Точность попадания в «болезнь» обеспечивает даже среднему писателю нишу, которая чудесным образом сохраняет его в истории литературы. Напротив, писатель, не «переболевший» изменением погоды, остается до конца своих дней неприкаянной тенью, болтается между небом и землей и очень тоскует.
Вышеописанная «болезнь» ничего общего не имеет с литературной модой, которая лишь имитация «болезни», ревнивое желание «поболеть» заодно, вместе с другими поваляться в общей койке.
Когда погода вновь готова поменяться, писатель с собственной нишей оказывается в трудном, мучительном положении, и новое поколение «болящих» превращает его нишу в музей или могилу, что в данном случае синонимично.

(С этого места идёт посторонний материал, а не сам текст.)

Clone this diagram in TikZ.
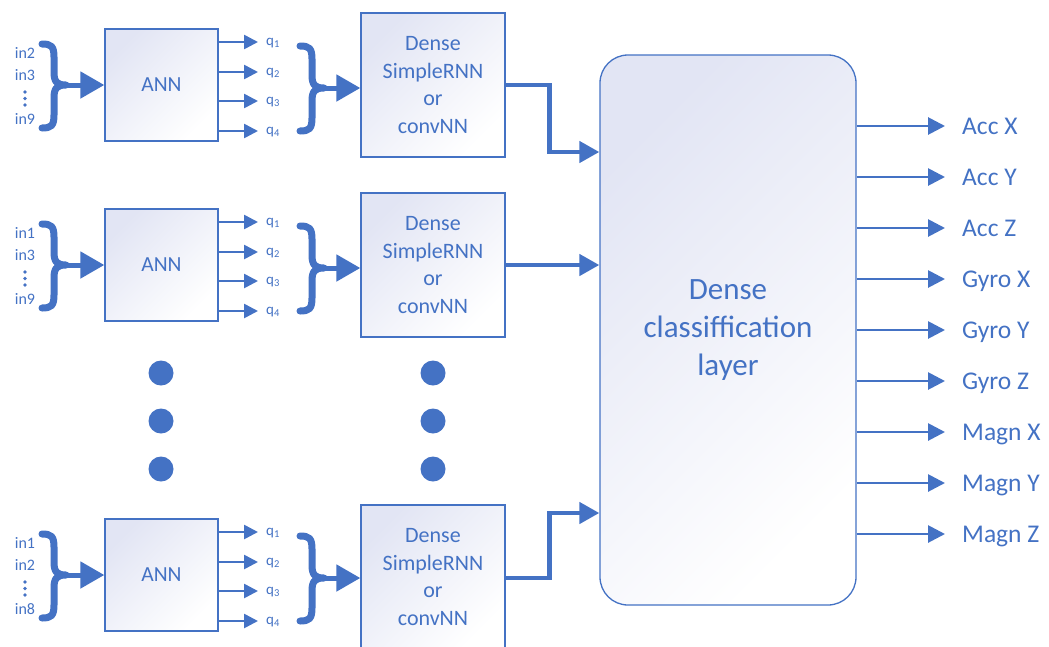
\documentclass[tikz,border=0pt]{standalone}
\usepackage{fontspec}
\setmainfont{Carlito}
\usetikzlibrary{arrows.meta}
\definecolor{cblue}{RGB}{68,114,196}
\definecolor{cshade}{RGB}{226,229,244}

% thick curly brace opening to the right: x-left, x-stem, x-tip, y-top, y-mid, y-bottom, tip name
\newcommand\curlybrace[7]{%
  \draw[bracestyle] (#1,#4) .. controls ({#1+9},#4) and (#2,{#4+2}) .. (#2,{#4+13}) -- (#2,{#5-13})
    .. controls (#2,{#5-3}) and ({#2+3},#5) .. (#3,#5) coordinate (#7)
    .. controls ({#2+3},#5) and (#2,{#5+3}) .. (#2,{#5+13}) -- (#2,{#6-13})
    .. controls (#2,{#6-2}) and ({#1+9},#6) .. (#1,#6);}

% one branch: id, ANN centre y, dense-box centre y, three input labels
\newcommand\netrow[6]{%
  \node[annbox] (#1ann) at (161.5,#2) {ANN};
  \node[inlab] (#1in1) at (25,{#2-32}) {#4};
  \node[inlab] (#1in2) at (25,{#2-10}) {#5};
  \node[inlab] (#1in3) at (25,{#2+34}) {#6};
  \foreach \k in {7,13.5,20} \fill[cblue] (25,{#2+\k}) circle[radius=1.9pt];
  \curlybrace{42}{54}{66}{#2-41}{#2}{#2+43}{#1ta}
  \draw[bigarr] (#1ta) -- (#1ta -| #1ann.west);
  \foreach \n/\dy in {1/-43,2/-13,3/16,4/46} {
    \node[qlab] (#1q\n) at (266,{#2+\dy+3.5}) {q\textsubscript{\n}};
    \draw[qarr] (#1ann.east |- {(0,#2+\dy)}) -- ([xshift=-8pt]#1q\n.base west |- {(0,#2+\dy)});
  }
  \node[densebox] (#1dn) at (433,#3) {Dense\\SimpleRNN\\or\\convNN};
  \curlybrace{300}{312}{324}{#2-39}{#2+3}{#2+46}{#1tb}
  \draw[bigarr] (#1tb) -- (#1tb -| #1dn.west);
}

\begin{document}
\begin{tikzpicture}[x=1pt,y=-1pt,
  annbox/.style={draw=cblue, line width=1.3pt, top color=cshade, bottom color=white,
    shading angle=45, text=cblue, minimum width=113pt, minimum height=112pt,
    inner sep=0pt, font=\fontsize{21.5}{25}\selectfont},
  densebox/.style={draw=cblue, line width=1.3pt, top color=cshade, bottom color=white,
    shading angle=45, text=cblue, minimum width=144pt, minimum height=144pt,
    inner sep=0pt, align=center, font=\fontsize{22}{27.5}\selectfont},
  bigbox/.style={draw=cblue, line width=1.3pt, rounded corners=28pt, top color=cshade,
    bottom color=white, shading angle=45, text=cblue, minimum width=256pt,
    minimum height=550pt, inner sep=0pt, align=center,
    font=\fontsize{31}{38}\selectfont},
  inlab/.style={text=cblue, inner sep=0pt, font=\fontsize{16}{18}\selectfont},
  qlab/.style={text=cblue, inner sep=0pt, anchor=base west, font=\fontsize{15}{16}\selectfont},
  outlab/.style={text=cblue, inner sep=0pt, anchor=base west, font=\fontsize{25.5}{28}\selectfont},
  bracestyle/.style={draw=cblue, line width=7pt, line cap=round, line join=round},
  bigarr/.style={draw=cblue, line width=5pt, -{Triangle[length=24pt,width=26pt]}},
  linkarr/.style={draw=cblue, line width=4.5pt, -{Triangle[length=20pt,width=21pt]}},
  qarr/.style={draw=cblue, line width=2.6pt, -{Triangle[length=14pt,width=14pt]}},
  outarr/.style={draw=cblue, line width=2.8pt, -{Triangle[length=17pt,width=17pt]}}]
\useasboundingbox (0,0) rectangle (1049,646);
\clip (0,0) rectangle (1049,646);

\netrow{a}{85}{85}{in2}{in3}{in9}
\netrow{b}{265}{265}{in1}{in3}{in9}
\netrow{c}{575}{577}{in1}{in2}{in8}

% stacked ellipsis dots between the branches
\foreach \yy [count=\i] in {373,421,469} {
  \fill[cblue] (161,\yy) circle[radius=12.5pt];
  \fill[cblue] (433,\yy) circle[radius=12.5pt];
}

\node[bigbox] (cls) at (728,330) {Dense\\classiffication\\layer};

% links from the branches to the classification layer
\coordinate (ae) at (cls.west |- {(0,152)});
\coordinate (ce) at (cls.west |- {(0,513)});
\draw[linkarr] (adn.east) -- ++(44,0) |- (ae);
\draw[linkarr] (bdn.east) -- (bdn.east -| cls.west);
\draw[linkarr] ([yshift=-1pt]cdn.east) -- ++(44,0) |- (ce);

% outputs
\foreach \lab [count=\i] in {Acc X,Acc Y,Acc Z,Gyro X,Gyro Y,Gyro Z,Magn X,Magn Y,Magn Z} {
  \node[outlab] (o\i) at (962,{126+51*(\i-1)+8}) {\lab};
  \draw[outarr] (cls.east |- {(0,126+51*(\i-1))}) -- (945,{126+51*(\i-1)});
}
\end{tikzpicture}
\end{document}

Однажды «заболевший» символизмом, писатель никогда не «заболеет» акмеизмом или соцреализмом и т. д. Он лишь способен на грамотное подражание. Дважды почувствовать изменение литературного климата не дано, пожалуй, никому.
Упреки, которые «новые романисты» обращали к «старым», сближали их больше, чем что бы то ни было. Как это часто бывает при литературной смене вех, «новые романисты» увидели в традиционной литературе лишь систему стереотипных приемов, которые, по их мнению, скорее скрывают, чем обнажают мир, обкрадывают его. Они упрекали своих предшественников, от Бальзака до Золя, в том, что их проза полна условностей.
Вместо борьбы с реализмом они, во всяком случае на первых порах, стремились творчески его развить.
«Формальные поиски в романе, — писал Мишель Бютор в одной из ранних статей, — вместо того, чтобы противопоставить себя реализму, как воображает слишком близорукая критика, являются непреложным условием более продвинутого реализма».
В процессе поисков особенно резкой критике подверглись понятия сюжета («истории»), персонажа и «точки зрения».
Персонаж — условная, вымышленная, «объективизированная» (в глазах «новых романистов») фигура, которая бесконечно сужает человека, деформирует его подлинность, уничтожает внутреннюю противоречивость, подвижность, пластичность и т. д. С другой стороны, персонаж есть образное отражение понятия о человеке в гуманистической философии. Уничтожение персонажа означает конец гуманитарного знания, конец человеческого образа человека, то есть, если снять завесу тавтологии, конец человека.